Task instructions:
Extract the whole listing as it stands. Do not include the pictures.

══════════

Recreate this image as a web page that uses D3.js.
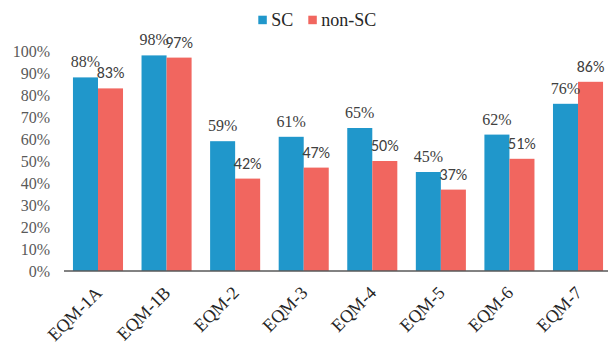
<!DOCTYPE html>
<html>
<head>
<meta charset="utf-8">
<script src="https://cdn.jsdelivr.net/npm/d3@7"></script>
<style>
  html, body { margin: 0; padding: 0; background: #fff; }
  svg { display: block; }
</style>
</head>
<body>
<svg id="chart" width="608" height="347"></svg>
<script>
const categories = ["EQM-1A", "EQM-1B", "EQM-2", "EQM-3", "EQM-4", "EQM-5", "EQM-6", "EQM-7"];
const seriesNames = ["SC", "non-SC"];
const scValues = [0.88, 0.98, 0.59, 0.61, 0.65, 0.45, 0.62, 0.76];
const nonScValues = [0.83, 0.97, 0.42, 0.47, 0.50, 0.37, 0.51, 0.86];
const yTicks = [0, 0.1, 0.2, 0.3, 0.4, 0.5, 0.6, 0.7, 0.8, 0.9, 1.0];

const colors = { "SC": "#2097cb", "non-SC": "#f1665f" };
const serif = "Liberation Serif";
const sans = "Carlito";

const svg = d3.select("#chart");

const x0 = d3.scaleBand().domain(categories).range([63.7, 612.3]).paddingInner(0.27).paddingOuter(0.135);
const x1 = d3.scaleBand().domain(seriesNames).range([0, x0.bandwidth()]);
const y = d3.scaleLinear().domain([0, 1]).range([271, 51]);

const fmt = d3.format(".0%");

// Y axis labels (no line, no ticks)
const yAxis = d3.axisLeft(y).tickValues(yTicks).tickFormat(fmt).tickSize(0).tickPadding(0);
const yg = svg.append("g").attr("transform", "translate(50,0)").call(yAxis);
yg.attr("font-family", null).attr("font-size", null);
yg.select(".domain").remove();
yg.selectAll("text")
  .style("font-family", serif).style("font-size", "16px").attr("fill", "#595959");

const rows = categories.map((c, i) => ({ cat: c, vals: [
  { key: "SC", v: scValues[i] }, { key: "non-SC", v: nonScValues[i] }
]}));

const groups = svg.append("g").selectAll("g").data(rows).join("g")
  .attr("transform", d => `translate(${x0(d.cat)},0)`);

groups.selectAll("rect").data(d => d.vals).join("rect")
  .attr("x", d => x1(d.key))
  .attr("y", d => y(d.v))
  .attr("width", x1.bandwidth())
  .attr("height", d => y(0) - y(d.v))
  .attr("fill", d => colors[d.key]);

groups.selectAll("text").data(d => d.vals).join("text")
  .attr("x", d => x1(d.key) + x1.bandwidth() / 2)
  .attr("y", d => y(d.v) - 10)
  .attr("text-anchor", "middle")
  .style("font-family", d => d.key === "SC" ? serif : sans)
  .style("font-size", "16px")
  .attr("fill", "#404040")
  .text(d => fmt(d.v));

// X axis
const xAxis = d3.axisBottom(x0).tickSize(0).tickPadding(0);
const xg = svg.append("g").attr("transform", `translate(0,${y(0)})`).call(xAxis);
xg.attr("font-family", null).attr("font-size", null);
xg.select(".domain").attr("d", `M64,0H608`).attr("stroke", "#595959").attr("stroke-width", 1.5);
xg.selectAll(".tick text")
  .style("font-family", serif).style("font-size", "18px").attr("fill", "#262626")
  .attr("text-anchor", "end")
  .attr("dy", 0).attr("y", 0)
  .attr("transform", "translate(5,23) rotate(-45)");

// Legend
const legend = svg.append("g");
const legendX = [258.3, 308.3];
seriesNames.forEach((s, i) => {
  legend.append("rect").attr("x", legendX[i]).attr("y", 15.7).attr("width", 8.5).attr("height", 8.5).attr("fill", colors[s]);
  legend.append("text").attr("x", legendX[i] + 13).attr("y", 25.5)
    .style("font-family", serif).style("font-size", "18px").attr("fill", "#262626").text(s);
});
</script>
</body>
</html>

══════════

Full answer:
Recreate this image as a web page that uses D3.js.
<!DOCTYPE html>
<html>
<head>
<meta charset="utf-8">
<script src="https://cdn.jsdelivr.net/npm/d3@7"></script>
<style>
  html, body { margin: 0; padding: 0; background: #fff; }
  svg { display: block; }
</style>
</head>
<body>
<svg id="chart" width="608" height="347"></svg>
<script>
const categories = ["EQM-1A", "EQM-1B", "EQM-2", "EQM-3", "EQM-4", "EQM-5", "EQM-6", "EQM-7"];
const seriesNames = ["SC", "non-SC"];
const scValues = [0.88, 0.98, 0.59, 0.61, 0.65, 0.45, 0.62, 0.76];
const nonScValues = [0.83, 0.97, 0.42, 0.47, 0.50, 0.37, 0.51, 0.86];
const yTicks = [0, 0.1, 0.2, 0.3, 0.4, 0.5, 0.6, 0.7, 0.8, 0.9, 1.0];

const colors = { "SC": "#2097cb", "non-SC": "#f1665f" };
const serif = "Liberation Serif";
const sans = "Carlito";

const svg = d3.select("#chart");

const x0 = d3.scaleBand().domain(categories).range([63.7, 612.3]).paddingInner(0.27).paddingOuter(0.135);
const x1 = d3.scaleBand().domain(seriesNames).range([0, x0.bandwidth()]);
const y = d3.scaleLinear().domain([0, 1]).range([271, 51]);

const fmt = d3.format(".0%");

// Y axis labels (no line, no ticks)
const yAxis = d3.axisLeft(y).tickValues(yTicks).tickFormat(fmt).tickSize(0).tickPadding(0);
const yg = svg.append("g").attr("transform", "translate(50,0)").call(yAxis);
yg.attr("font-family", null).attr("font-size", null);
yg.select(".domain").remove();
yg.selectAll("text")
  .style("font-family", serif).style("font-size", "16px").attr("fill", "#595959");

const rows = categories.map((c, i) => ({ cat: c, vals: [
  { key: "SC", v: scValues[i] }, { key: "non-SC", v: nonScValues[i] }
]}));

const groups = svg.append("g").selectAll("g").data(rows).join("g")
  .attr("transform", d => `translate(${x0(d.cat)},0)`);

groups.selectAll("rect").data(d => d.vals).join("rect")
  .attr("x", d => x1(d.key))
  .attr("y", d => y(d.v))
  .attr("width", x1.bandwidth())
  .attr("height", d => y(0) - y(d.v))
  .attr("fill", d => colors[d.key]);

groups.selectAll("text").data(d => d.vals).join("text")
  .attr("x", d => x1(d.key) + x1.bandwidth() / 2)
  .attr("y", d => y(d.v) - 10)
  .attr("text-anchor", "middle")
  .style("font-family", d => d.key === "SC" ? serif : sans)
  .style("font-size", "16px")
  .attr("fill", "#404040")
  .text(d => fmt(d.v));

// X axis
const xAxis = d3.axisBottom(x0).tickSize(0).tickPadding(0);
const xg = svg.append("g").attr("transform", `translate(0,${y(0)})`).call(xAxis);
xg.attr("font-family", null).attr("font-size", null);
xg.select(".domain").attr("d", `M64,0H608`).attr("stroke", "#595959").attr("stroke-width", 1.5);
xg.selectAll(".tick text")
  .style("font-family", serif).style("font-size", "18px").attr("fill", "#262626")
  .attr("text-anchor", "end")
  .attr("dy", 0).attr("y", 0)
  .attr("transform", "translate(5,23) rotate(-45)");

// Legend
const legend = svg.append("g");
const legendX = [258.3, 308.3];
seriesNames.forEach((s, i) => {
  legend.append("rect").attr("x", legendX[i]).attr("y", 15.7).attr("width", 8.5).attr("height", 8.5).attr("fill", colors[s]);
  legend.append("text").attr("x", legendX[i] + 13).attr("y", 25.5)
    .style("font-family", serif).style("font-size", "18px").attr("fill", "#262626").text(s);
});
</script>
</body>
</html>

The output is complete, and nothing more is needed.